Something like this should allow you to do more sophisticated 
rate-limiting type things in addition to just a binary on/off.

Of course this sort of thing is probably easier said than done given 
that we use the worlds Most Irritating Network Api. ;)

--Rafael


Re: Producer flow control

Posted by Aidan Skinner <ai...@apache.org>.
On Fri, Jun 27, 2008 at 8:38 AM, Marnie McCormack
<ma...@googlemail.com> wrote:

> I'm coming around to the view that we need to do this work very carefully,
> and I'm not sure that needing message publication to trigger flow control on
> a producer is ideal. Been looking at the Active MQ producer window size and
> wonder if we can't use a similar approach ?

It's definately not ideal, the window size stuff is, AFAICT, quite
similar to how 0-10 works but I don't think we can implement that with
0-8/0-9. :(

- Aidan

-- 
Apache Qpid - World Domination through Advanced Message Queueing
http://cwiki.apache.org/qpid

Re: Producer flow control

Posted by Marnie McCormack <ma...@googlemail.com>.
Hi,

Having thought about it a little, I think the limiting would really need to
be able to be configured on queue size if possible as this is the most
useful limit that client applications could set, particularly for users of
transient messaging who would wish to avoid OoM.

The ability to set it on message number is useful too for applications that
have business related thresholds i.e. to avoid flooding downstream order
processing systems etc. I bet the message number check is cheaper :-)

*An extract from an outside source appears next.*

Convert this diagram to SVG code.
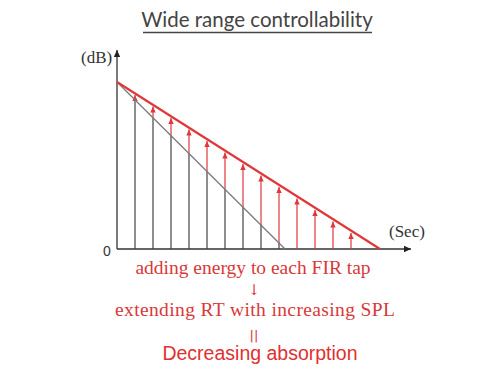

I'm coming around to the view that we need to do this work very carefully,
and I'm not sure that needing message publication to trigger flow control on
a producer is ideal. Been looking at the Active MQ producer window size and
wonder if we can't use a similar approach ?
(
http://activemq.apache.org/maven/activemq-core/apidocs/src-html/org/apache/activemq/ActiveMQMessageProducer.html#line.71
)

Thoughts ?

Bfn,
Marnie

On 6/26/08, Rafael Schloming <ra...@redhat.com> wrote:
>
> Aidan Skinner wrote:
>
>> I wrote up a quick sketch of what I'm planning on implementing for
>> flow controlling producers to protect the broker from out of control
>> producers / dead clients causing massive build up. Comments on this
>> would be welcome, as I'm going to have to start hacking on it RSN.
>>
>> http://cwiki.apache.org/confluence/display/qpid/Producer+flow+control
>>
>
> A few random questions/comments...
>
> Why throw an exception by default? I'd think you would want a configurable
> timeout, i.e. by default you block for n seconds, and when the time is up
> throw an exception.
>
> What should the client expect when an exception is thrown, did the message
> go through or not?
>
> Why stop the producer *after* putting the message on the queue? Is it
> really that expensive to check whether the queue is too large *before*
> putting the message on? In general this seems backwards, e.g. if a client
> were to publish a single message to a queue that is full, and then move on
> to other unfull queues, you could end up blocking the client for no reason.
>
> Are the limits going to be byte based, message based, or both?
>
> How do you intend to block the producer?
>
> --Rafael
>

Re: Producer flow control

Posted by Rafael Schloming <ra...@redhat.com>.
Aidan Skinner wrote:
> I wrote up a quick sketch of what I'm planning on implementing for
> flow controlling producers to protect the broker from out of control
> producers / dead clients causing massive build up. Comments on this
> would be welcome, as I'm going to have to start hacking on it RSN.
> 
> http://cwiki.apache.org/confluence/display/qpid/Producer+flow+control

A few random questions/comments...

Why throw an exception by default? I'd think you would want a 
configurable timeout, i.e. by default you block for n seconds, and when 
the time is up throw an exception.

What should the client expect when an exception is thrown, did the 
message go through or not?

Why stop the producer *after* putting the message on the queue? Is it 
really that expensive to check whether the queue is too large *before* 
putting the message on? In general this seems backwards, e.g. if a 
client were to publish a single message to a queue that is full, and 
then move on to other unfull queues, you could end up blocking the 
client for no reason.

Are the limits going to be byte based, message based, or both?

How do you intend to block the producer?